Breakdown of Pada awal mesyuarat, bos menjelaskan tugas saya.
Questions & Answers about Pada awal mesyuarat, bos menjelaskan tugas saya.
Pada is a preposition often used with:
- time expressions: pada awal mesyuarat (at the beginning of the meeting), pada pukul tiga (at three o’clock)
- more abstract points or events: pada hari itu (on that day)
Di is used more for physical locations:
- di pejabat – at the office
- di rumah – at home
In this sentence, pada awal mesyuarat is a time phrase (at the beginning of the meeting), so pada is more natural than di.
Yes. You can say:
- Pada awal mesyuarat, bos menjelaskan tugas saya.
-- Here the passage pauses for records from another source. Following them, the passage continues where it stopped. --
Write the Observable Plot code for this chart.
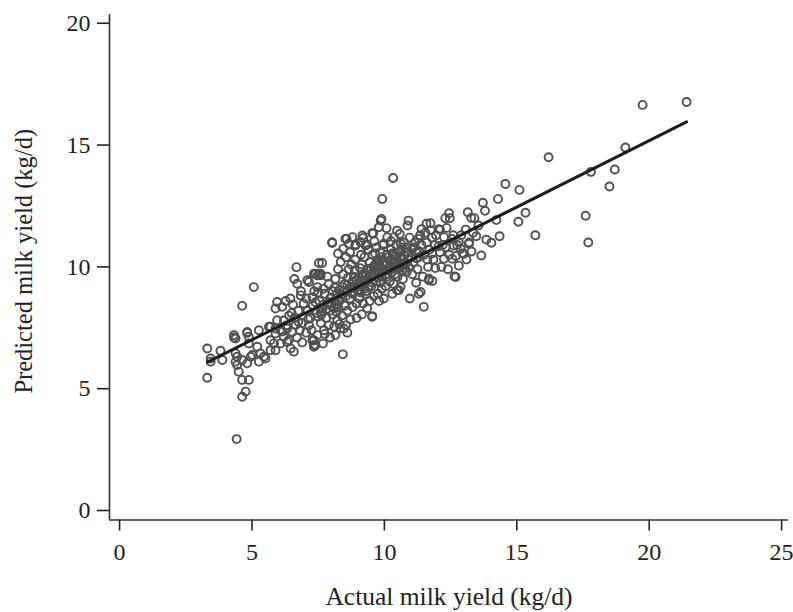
<!DOCTYPE html>
<html>
<head>
<meta charset="utf-8">
<script src="https://cdn.jsdelivr.net/npm/d3@7"></script>
<script src="https://cdn.jsdelivr.net/npm/@observablehq/plot@0.6"></script>
<style>
  html, body { margin: 0; padding: 0; background: #fff; }
</style>
</head>
<body>
<div id="chart"></div>
<script>
// Axis tick values
const xTicks = [0, 5, 10, 15, 20, 25];
const yTicks = [0, 5, 10, 15, 20];
const xTitle = "Actual milk yield (kg/d)";
const yTitle = "Predicted milk yield (kg/d)";

// Fitted line endpoints (actual, predicted)
const fitX = [3.32, 21.41];
const fitY = [6.09, 15.95];

// Observations [actual, predicted], grouped by actual-yield range
const pointsLow = [
  [3.31,6.65],[3.31,5.45],[3.44,6.24],[3.44,6.11],[3.81,6.56],[3.88,6.18],[4.32,7.1],[4.32,7.2],
  [4.38,7.06],[4.38,6.45],[4.44,6.31],[4.38,6.11],[4.44,5.97],[4.5,5.7],[4.63,5.36],[4.88,5.36],
  [4.76,4.88],[4.63,4.67],[4.42,2.93],[4.82,7.29],[4.82,7.33],[4.88,7.13],[5.26,7.4],[5.01,6.38],
  [5.32,6.45],[5.51,6.24],[5.26,6.11],[5.2,6.72],[4.88,6.86],[4.95,6.31],[4.82,6.04],[4.63,6.18],
  [5.45,6.31],[5.07,9.17],[4.63,8.4],[5.64,7.54],[5.95,7.81],[5.89,7.47],[5.7,6.99],[5.89,6.58],
  [5.83,6.86],[5.7,7.54],[5.89,7.27],[5.95,8.56],[5.89,8.29],[5.7,6.58]
];
const points6 = [
  [6.08,7.4],[6.2,7.13],[6.27,8.6],[6.14,8.36],[6.46,6.65],[6.58,6.52],[6.39,6.99],[6.52,7.33],
  [6.33,7.47],[6.65,7.61],[6.33,6.92],[6.08,6.86],[6.68,9.99],[6.71,9.31],[6.84,8.83],[6.5,8.1],
  [6.6,7.9],[6.75,8.2],[6.9,7.7],[6.4,8.0],[6.2,7.8],[6.55,8.45],[6.8,7.4],[6.95,8.5],
  [6.7,7.1],[6.3,7.6],[6.85,9.0],[6.6,9.5],[6.45,8.7],[6.9,6.9],[6.15,7.35],[6.75,7.75]
];
const points7 = [
  [7.15,9.38],[7.4,9.72],[7.47,9.17],[7.28,8.76],[7.34,6.79],[7.34,6.72],[7.28,6.99],[7.47,7.2],
  [7.72,7.4],[7.34,6.99],[7.4,6.79],[7.53,10.16],[7.65,10.16],[7.47,9.65],[7.59,9.65],[7.34,9.72],
  [7.59,9.72],[7.09,9.45],[7.53,9.72],[7.1,8.2],[7.2,7.9],[7.3,8.4],[7.45,8.1],[7.55,8.6],
  [7.65,8.3],[7.75,8.9],[7.85,8.5],[7.95,8.2],[7.15,7.6],[7.25,7.4],[7.6,7.7],[7.8,7.9],
  [7.9,7.6],[7.05,8.7],[7.35,9.0],[7.7,9.1],[7.9,9.3],[7.5,7.95],[7.62,8.05],[7.4,8.55],
  [7.98,8.75],[7.75,7.25],[7.12,7.85],[7.85,9.6],[7.5,8.95],[7.05,7.3],[7.68,6.85],[7.95,7.1]
];
const points8 = [
  [8.03,10.98],[8.03,11.01],[8.57,11.15],[8.53,11.15],[8.79,11.22],[8.66,10.95],[8.91,10.92],[8.91,10.88],
  [8.43,6.41],[8.35,7.47],[8.1,7.54],[8.22,7.81],[8.47,7.47],[8.72,7.84],[8.1,8.3],[8.2,8.9],
  [8.3,8.6],[8.4,9.2],[8.5,8.4],[8.6,9.0],[8.7,8.7],[8.8,9.4],[8.9,9.1],[8.15,9.5],
  [8.25,9.9],[8.35,10.2],[8.45,9.7],[8.55,10.4],[8.65,9.9],[8.75,10.1],[8.85,9.6],[8.95,8.5],
  [8.05,8.05],[8.2,8.15],[8.4,8.0],[8.6,8.2],[8.8,8.35],[8.95,7.9],[8.3,7.65],[8.55,7.6],
  [8.12,9.15],[8.38,8.85],[8.62,9.55],[8.88,9.85],[8.7,10.6],[8.25,10.55],[8.45,10.75],[8.9,10.3],
  [8.15,7.2],[8.6,7.3],[8.75,8.95],[8.5,9.3]
];
const points9 = [
  [9.17,11.29],[9.1,11.01],[9.35,10.92],[9.54,11.38],[9.58,11.38],[9.2,11.19],[9.29,10.88],[9.79,11.63],
  [9.86,11.9],[9.89,11.97],[9.92,12.79],[9.54,7.95],[9.54,7.98],[9.1,9.3],[9.2,9.7],[9.3,9.0],
  [9.4,9.5],[9.5,9.2],[9.6,9.8],[9.7,9.4],[9.8,10.0],[9.9,9.6],[9.15,10.1],[9.25,10.4],
  [9.35,9.9],[9.45,10.2],[9.55,10.5],[9.65,10.1],[9.75,10.3],[9.85,10.6],[9.95,10.2],[9.05,8.7],
  [9.2,8.5],[9.3,8.9],[9.45,8.6],[9.6,8.8],[9.75,8.9],[9.9,9.1],[9.12,10.5],[9.4,10.7],
  [9.7,10.8],[9.95,10.9],[9.05,9.55],[9.25,9.35],[9.55,9.65],[9.85,9.35],[9.65,10.55],[9.35,8.3],
  [9.8,8.6],[9.15,8.05],[9.5,9.95],[9.78,9.75],[9.98,8.7],[9.62,11.05],[9.08,9.95]
];
const points10 = [
  [10.33,13.65],[10.08,11.59],[10.48,11.49],[10.36,11.22],[10.11,11.22],[9.98,10.95],[10.55,9.04],[10.61,9.17],
  [10.48,9.04],[10.1,9.6],[10.2,10.0],[10.3,9.8],[10.4,10.3],[10.5,9.9],[10.6,10.4],[10.7,10.1],
  [10.8,10.6],[10.9,10.3],[10.15,10.4],[10.25,10.7],[10.35,10.5],[10.45,10.9],[10.55,10.6],[10.65,10.8],
  [10.75,11.0],[10.85,10.8],[10.95,11.2],[10.05,9.2],[10.2,9.4],[10.35,9.3],[10.5,9.6],[10.7,9.5],
  [10.85,9.8],[10.96,8.7],[10.91,11.9],[10.87,11.7],[10.1,10.15],[10.42,10.05],[10.62,10.95],[10.78,9.95],
  [10.3,8.9],[10.92,10.0],[10.58,11.35],[10.25,11.05]
];
const points11 = [
  [11.49,8.36],[11.3,8.9],[11.37,8.97],[11.68,9.45],[11.81,9.42],[11.68,9.51],[11.59,11.77],[11.74,11.79],
  [11.1,10.2],[11.2,10.6],[11.3,10.4],[11.4,10.9],[11.5,10.5],[11.6,11.0],[11.7,10.7],[11.8,11.2],
  [11.9,10.9],[11.15,11.0],[11.35,11.3],[11.55,11.4],[11.75,11.5],[11.95,11.3],[11.05,9.7],[11.25,9.9],
  [11.45,9.6],[11.65,10.0],[11.85,10.3],[11.4,11.55],[11.2,9.35],[11.92,9.95],[11.05,10.75],[11.62,10.3],
  [11.8,10.55],[11.28,11.15]
];
const points12 = [
  [12.06,11.55],[12.1,11.52],[12.25,11.22],[12.31,10.81],[12.62,10.88],[12.81,11.01],[12.88,10.74],[12.56,10.33],
  [12.25,10.33],[12.44,12.2],[12.47,12.0],[12.69,9.58],[12.65,9.61],[12.81,10.05],[12.1,10.6],[12.2,10.9],
  [12.35,11.6],[12.45,10.5],[12.6,11.3],[12.75,10.9],[12.9,11.3],[12.15,10.0],[12.4,9.9],[12.55,11.15],
  [12.7,10.45],[12.3,12.0],[12.95,10.55],[12.05,10.85]
];
const points13 = [
  [13.15,12.24],[13.28,12.01],[13.4,12.0],[13.07,11.53],[13.47,11.26],[13.0,10.54],[13.19,10.95],[13.85,11.12],
  [14.04,10.99],[13.66,10.47],[13.29,10.63],[13.72,12.63],[13.2,11.0],[13.35,11.4],[13.55,11.7],[13.1,10.3],
  [13.8,12.3]
];
const pointsHigh = [
  [14.29,12.79],[14.57,13.4],[15.1,13.16],[15.33,12.22],[15.06,11.85],[14.35,11.26],[14.23,11.92],[15.7,11.3],
  [16.2,14.5],[17.6,12.1],[17.7,11.0],[17.8,13.9],[18.5,13.3],[18.7,14.0],[19.1,14.9],[19.75,16.65],
  [21.41,16.77]
];
// Dense core near the fitted line
const pointsCore = [
  [8.1,8.6],[8.2,8.45],[8.3,9.05],[8.35,8.75],[8.45,9.0],[8.55,8.8],[8.6,9.25],[8.7,9.15],
  [8.8,8.9],[8.85,9.2],[8.95,9.45],[9.0,9.05],[9.05,9.25],[9.1,8.95],[9.15,9.6],[9.2,9.45],
  [9.25,9.1],[9.3,9.65],[9.35,9.45],[9.4,9.2],[9.45,9.85],[9.5,9.6],[9.55,9.35],[9.6,10.0],
  [9.65,9.7],[9.7,9.9],[9.75,9.55],[9.8,10.2],[9.85,9.9],[9.9,10.4],[9.95,9.8],[10.0,10.05],
  [10.05,9.7],[10.1,10.5],[10.15,9.85],[10.2,10.25],[10.25,9.9],[10.3,10.55],[10.35,10.15],[10.4,9.7],
  [10.45,10.45],[10.5,10.2],[10.55,10.0],[10.6,10.65],[10.65,10.3],[10.7,9.85],[10.75,10.45],[10.8,10.15],
  [10.9,10.6],[11.0,10.4],[11.1,10.8],[11.2,10.35],[11.3,10.65],[7.8,8.25],[7.9,8.55],[8.0,8.4],
  [7.7,8.45],[7.6,8.15],[8.05,9.0],[8.25,8.35]
];

const points = [].concat(pointsLow, points6, points7, points8, points9, points10,
                         points11, points12, points13, pointsHigh, pointsCore)
  .map(([a, p]) => ({actual: a, predicted: p}));
const fit = fitX.map((x, i) => ({actual: x, predicted: fitY[i]}));

const xDomain = [-0.38, 25.26];
const yDomain = [-0.39, 20.36];

const chart = Plot.plot({
  width: 793,
  height: 612,
  marginLeft: 109,
  marginRight: 5,
  marginTop: 14,
  marginBottom: 92.5,
  x: {domain: xDomain},
  y: {domain: yDomain},
  style: {fontFamily: "'Liberation Serif', 'DejaVu Serif', serif", fontSize: "24px", color: "#222", background: "#fff"},
  marks: [
    Plot.ruleY([yDomain[0]], {stroke: "#333", strokeWidth: 1.6}),
    Plot.ruleX([xDomain[0]], {stroke: "#333", strokeWidth: 1.6}),
    Plot.axisX(xTicks, {tickSize: 11, tickPadding: 12, label: null, strokeWidth: 1.6}),
    Plot.axisY(yTicks, {tickSize: 12, tickPadding: 7, label: null, strokeWidth: 1.6}),
    Plot.dot(points, {x: "actual", y: "predicted", r: 4, stroke: "#505050", strokeWidth: 1.9, fill: "none"}),
    Plot.line(fit, {x: "actual", y: "predicted", stroke: "#1c1c1c", strokeWidth: 3}),
    Plot.text([xTitle], {text: d => d, frameAnchor: "bottom", dy: 77, fontSize: 25.5, lineAnchor: "middle", textAnchor: "middle"}),
    Plot.text([yTitle], {text: d => d, frameAnchor: "left", dx: -85, dy: -6, rotate: -90, fontSize: 24.5, lineAnchor: "middle", textAnchor: "middle"})
  ]
});
document.getElementById("chart").appendChild(chart);
</script>
</body>
</html>
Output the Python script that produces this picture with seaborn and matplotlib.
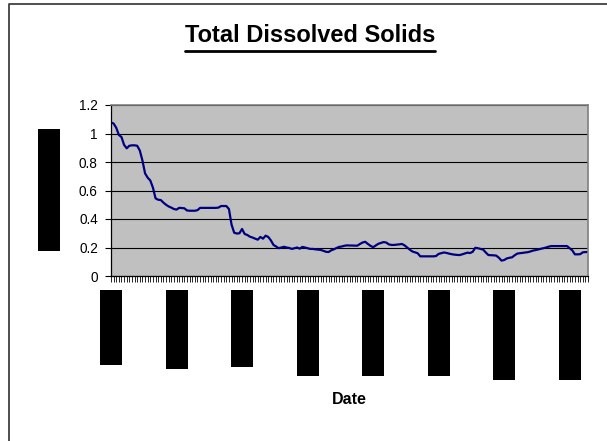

- Bos menjelaskan tugas saya pada awal mesyuarat.
Both are correct and have the same basic meaning. Starting with pada awal mesyuarat puts extra focus on when it happened. Putting it at the end sounds a bit more neutral, like in English: The boss explained my task at the beginning of the meeting.
Awal means early or beginning.
- awal mesyuarat literally: the beginning/early part of the meeting
- pada awal mesyuarat: at the beginning of the meeting
Other examples:
- awal pagi – early morning
- awal tahun – the beginning of the year / early in the year
Mesyuarat means meeting (a formal or semi-formal meeting, often work-related or organizational).
It is fairly neutral and commonly used in workplaces, schools, and official contexts. Other related words:
- bermesyuarat – to hold/have a meeting
- bilik mesyuarat – meeting room / conference room
Bos is a loanword from English boss, but it’s very common in Malay.
- In many workplaces, bos is acceptable and widely used, especially in speech.
- More formal options:
- ketua – leader/head
- pengurus – manager
- penyelia – supervisor
In this sentence, bos sounds like normal, everyday workplace Malay.
Menjelaskan comes from the root jelas (clear) with the prefix meN- and suffix -kan:
- jelas – clear
- menjelaskan – to make clear, to explain
So bos menjelaskan tugas saya = the boss explained / made my task clear.
Related forms:
- penjelasan – explanation
- jelaskan – explain (often in instructions: Sila jelaskan... – Please explain...)
Both can mean to explain, and in many contexts they’re interchangeable.
- menjelaskan – to make something clear; slightly more neutral/common in workplace explanations.
- menerangkan – to explain, also literally to illuminate (from terang = bright/clear); sometimes used for explaining in more detail or making something understandable.
In this sentence, bos menerangkan tugas saya would also be acceptable and natural. The difference is subtle and mostly stylistic.
In Malay, the normal order for possession is:
[thing owned] + [possessor]
So:
- tugas saya – my task
- kerja saya – my job
- kereta saya – my car
Saya tugas would be ungrammatical. Saya as a pronoun comes after the noun it owns.
Tugas means task, duty, or assignment, often something specific you are responsible for.
Kerja is more general: work, job, or occupation.
Compare:
- tugas saya – my task / my duty / what I have to do
- kerja saya – my job (in general), or my work
So bos menjelaskan tugas saya suggests the boss explained a particular responsibility or assignment you have.
Malay does not have articles like the or a/an. Definiteness is understood from context, not from a specific word.
- awal mesyuarat can mean the beginning of the meeting or a meeting’s beginning, depending on context.
- tugas saya means my task; the my makes it definite enough.
If you need extra clarity, you can add words like:
- mesyuarat itu – that meeting / the meeting (already known)
- tugas saya yang baru – my new task
Malay verbs don’t change form for tense. Menjelaskan is the same for past, present, and future. Time is understood from context, or from time expressions.
Here, likely context (a narrative, or you’re telling what happened) makes it past:
- Pada awal mesyuarat, bos menjelaskan tugas saya.
– At the beginning of the meeting, the boss explained my task.
If you want to make the past explicit, you can add words like:
- tadi – earlier / just now
- semalam – yesterday
Example: Pada awal mesyuarat tadi, bos menjelaskan tugas saya. – Earlier at the beginning of the meeting, the boss explained my task.
Yes, a passive version is:
- Pada awal mesyuarat, tugas saya dijelaskan oleh bos.
Here:
- dijelaskan – is/was explained (passive form of menjelaskan)
- oleh – by
This is grammatically correct and fairly formal. In everyday speech, the active version (bos menjelaskan tugas saya) is more common and sounds more natural.